When Prescription Use Turns to Abuse

Prescription drug addiction has become the leading public health issue in the United States. We’ve all heard the numbers (over 28,000 opioid fatalities in 2014; two million Americans currently addicted to painkillers; 1,000 people a day in the ER for misusing prescriptions, etc.); however, the problem continues to grow. On a personal level, anyone who has ever experienced prescription addiction or has been forced to watch a loved one go through it knows the scope of the devastation it can cause. It may seem impossible that a person can spiral so far out of control, but as we’ve seen in millions of cases throughout the country, it’s a very real possibility. This is why it’s important that the often-lax nature with which these drugs are prescribed is tempered with diligence and mindfulness by those around us.

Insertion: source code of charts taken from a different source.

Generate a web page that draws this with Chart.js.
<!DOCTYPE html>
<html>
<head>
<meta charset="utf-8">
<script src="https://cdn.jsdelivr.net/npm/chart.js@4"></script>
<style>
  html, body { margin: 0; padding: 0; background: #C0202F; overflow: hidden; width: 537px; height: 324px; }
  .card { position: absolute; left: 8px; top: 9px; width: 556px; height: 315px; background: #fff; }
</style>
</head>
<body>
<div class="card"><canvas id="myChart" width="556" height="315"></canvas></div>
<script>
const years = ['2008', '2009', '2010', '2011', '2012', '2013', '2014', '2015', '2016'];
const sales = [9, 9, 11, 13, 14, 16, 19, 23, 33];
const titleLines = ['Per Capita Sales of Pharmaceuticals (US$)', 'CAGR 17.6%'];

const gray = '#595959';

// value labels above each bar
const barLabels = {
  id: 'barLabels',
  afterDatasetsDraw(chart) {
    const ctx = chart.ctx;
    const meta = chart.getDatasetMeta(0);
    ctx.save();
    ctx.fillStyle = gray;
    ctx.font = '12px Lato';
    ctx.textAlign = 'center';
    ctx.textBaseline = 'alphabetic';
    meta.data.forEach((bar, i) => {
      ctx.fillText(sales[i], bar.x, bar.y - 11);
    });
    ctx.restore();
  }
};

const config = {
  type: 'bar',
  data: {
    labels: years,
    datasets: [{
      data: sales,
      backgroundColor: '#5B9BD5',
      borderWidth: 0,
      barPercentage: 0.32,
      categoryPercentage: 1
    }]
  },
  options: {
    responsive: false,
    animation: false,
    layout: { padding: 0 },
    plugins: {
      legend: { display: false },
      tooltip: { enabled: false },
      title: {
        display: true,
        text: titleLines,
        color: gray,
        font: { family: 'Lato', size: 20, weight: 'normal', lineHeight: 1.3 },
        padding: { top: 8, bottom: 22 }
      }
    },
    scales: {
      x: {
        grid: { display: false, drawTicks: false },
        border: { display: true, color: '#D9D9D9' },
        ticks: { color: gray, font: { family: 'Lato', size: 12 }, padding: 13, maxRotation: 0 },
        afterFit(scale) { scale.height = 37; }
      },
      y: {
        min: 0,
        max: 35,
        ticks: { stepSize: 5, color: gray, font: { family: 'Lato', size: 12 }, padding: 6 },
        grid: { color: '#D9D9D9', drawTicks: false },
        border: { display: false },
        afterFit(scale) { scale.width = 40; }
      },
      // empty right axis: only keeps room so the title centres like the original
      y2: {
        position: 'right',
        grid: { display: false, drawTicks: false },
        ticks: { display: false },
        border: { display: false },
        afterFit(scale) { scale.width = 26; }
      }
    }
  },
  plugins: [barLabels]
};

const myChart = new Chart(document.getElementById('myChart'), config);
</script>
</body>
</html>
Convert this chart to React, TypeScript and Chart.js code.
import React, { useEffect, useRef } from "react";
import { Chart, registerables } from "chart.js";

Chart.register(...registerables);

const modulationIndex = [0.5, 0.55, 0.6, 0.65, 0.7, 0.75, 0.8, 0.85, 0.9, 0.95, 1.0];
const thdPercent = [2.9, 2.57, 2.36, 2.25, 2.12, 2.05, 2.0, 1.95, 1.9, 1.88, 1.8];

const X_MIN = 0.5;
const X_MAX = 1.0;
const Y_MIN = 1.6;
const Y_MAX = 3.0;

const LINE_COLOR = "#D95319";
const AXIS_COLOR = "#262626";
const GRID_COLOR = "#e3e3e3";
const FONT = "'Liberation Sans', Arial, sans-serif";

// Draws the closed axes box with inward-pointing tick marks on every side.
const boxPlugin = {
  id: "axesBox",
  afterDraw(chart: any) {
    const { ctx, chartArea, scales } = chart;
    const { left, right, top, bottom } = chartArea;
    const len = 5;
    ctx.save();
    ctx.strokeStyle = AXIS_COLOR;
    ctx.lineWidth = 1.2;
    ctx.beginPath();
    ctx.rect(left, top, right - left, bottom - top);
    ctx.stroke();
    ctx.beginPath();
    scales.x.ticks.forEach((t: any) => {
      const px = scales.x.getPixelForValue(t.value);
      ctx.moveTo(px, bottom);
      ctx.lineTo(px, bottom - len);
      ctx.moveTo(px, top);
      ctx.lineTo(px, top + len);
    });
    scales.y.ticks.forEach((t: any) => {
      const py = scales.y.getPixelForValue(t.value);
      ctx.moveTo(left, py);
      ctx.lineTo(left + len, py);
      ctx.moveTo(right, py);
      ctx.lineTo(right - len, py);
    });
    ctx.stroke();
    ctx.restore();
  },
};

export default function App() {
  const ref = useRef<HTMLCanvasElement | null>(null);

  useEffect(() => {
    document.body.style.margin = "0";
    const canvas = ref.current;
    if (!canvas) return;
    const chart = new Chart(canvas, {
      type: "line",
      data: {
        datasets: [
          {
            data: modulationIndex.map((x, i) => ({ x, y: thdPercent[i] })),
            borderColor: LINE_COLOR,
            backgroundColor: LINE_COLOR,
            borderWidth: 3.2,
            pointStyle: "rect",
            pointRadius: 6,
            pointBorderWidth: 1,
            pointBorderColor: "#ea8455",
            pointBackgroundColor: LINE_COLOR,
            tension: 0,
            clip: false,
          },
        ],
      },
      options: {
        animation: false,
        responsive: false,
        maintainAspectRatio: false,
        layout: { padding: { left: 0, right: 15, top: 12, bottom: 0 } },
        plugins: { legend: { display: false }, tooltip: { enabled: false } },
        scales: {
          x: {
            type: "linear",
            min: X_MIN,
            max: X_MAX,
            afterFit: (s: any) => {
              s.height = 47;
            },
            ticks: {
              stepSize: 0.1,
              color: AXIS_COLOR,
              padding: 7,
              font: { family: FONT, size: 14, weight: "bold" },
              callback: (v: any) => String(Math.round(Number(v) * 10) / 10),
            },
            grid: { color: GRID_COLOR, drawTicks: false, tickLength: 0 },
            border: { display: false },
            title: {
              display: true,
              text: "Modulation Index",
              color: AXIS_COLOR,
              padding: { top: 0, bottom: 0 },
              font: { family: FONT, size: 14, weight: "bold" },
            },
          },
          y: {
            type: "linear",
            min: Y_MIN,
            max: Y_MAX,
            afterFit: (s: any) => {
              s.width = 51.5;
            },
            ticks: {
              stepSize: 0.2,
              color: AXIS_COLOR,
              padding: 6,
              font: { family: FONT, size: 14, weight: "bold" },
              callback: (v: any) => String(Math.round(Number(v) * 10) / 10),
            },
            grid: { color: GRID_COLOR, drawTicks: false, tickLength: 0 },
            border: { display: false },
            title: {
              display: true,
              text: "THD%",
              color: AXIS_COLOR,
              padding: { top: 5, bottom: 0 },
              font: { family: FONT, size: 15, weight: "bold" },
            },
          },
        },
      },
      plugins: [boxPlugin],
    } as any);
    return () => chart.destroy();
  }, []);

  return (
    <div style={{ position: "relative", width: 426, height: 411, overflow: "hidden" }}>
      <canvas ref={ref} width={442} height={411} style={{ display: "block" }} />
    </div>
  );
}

The unfortunate reality is that doctors can’t be the last line of defense between prescription users and addiction. If the numbers are any indication, many have no interest in doing so. Only a small percentage of physicians actually adhere to CDC guidelines when issuing prescription painkillers. Many go directly to giving their patients three-month supplies even though their injuries might not warrant them. It’s up to us to make sure that we are being honest with ourselves about our level of pain prior to taking these medications. In many cases, they might be best treated as a last resort.

While prescription medications have proven to be an indispensable care resource, and help millions of Americans improve their health and gain the strength and relief to live their lives each day, many have also proven to be highly addictive and deadly. Part of insulating ourselves from addiction to these drugs is simply knowing our bodies and discussing our concerns with our physicians. When we take ownership over our illness and recovery, we have a much better shot at avoiding being ensnared by drug abuse.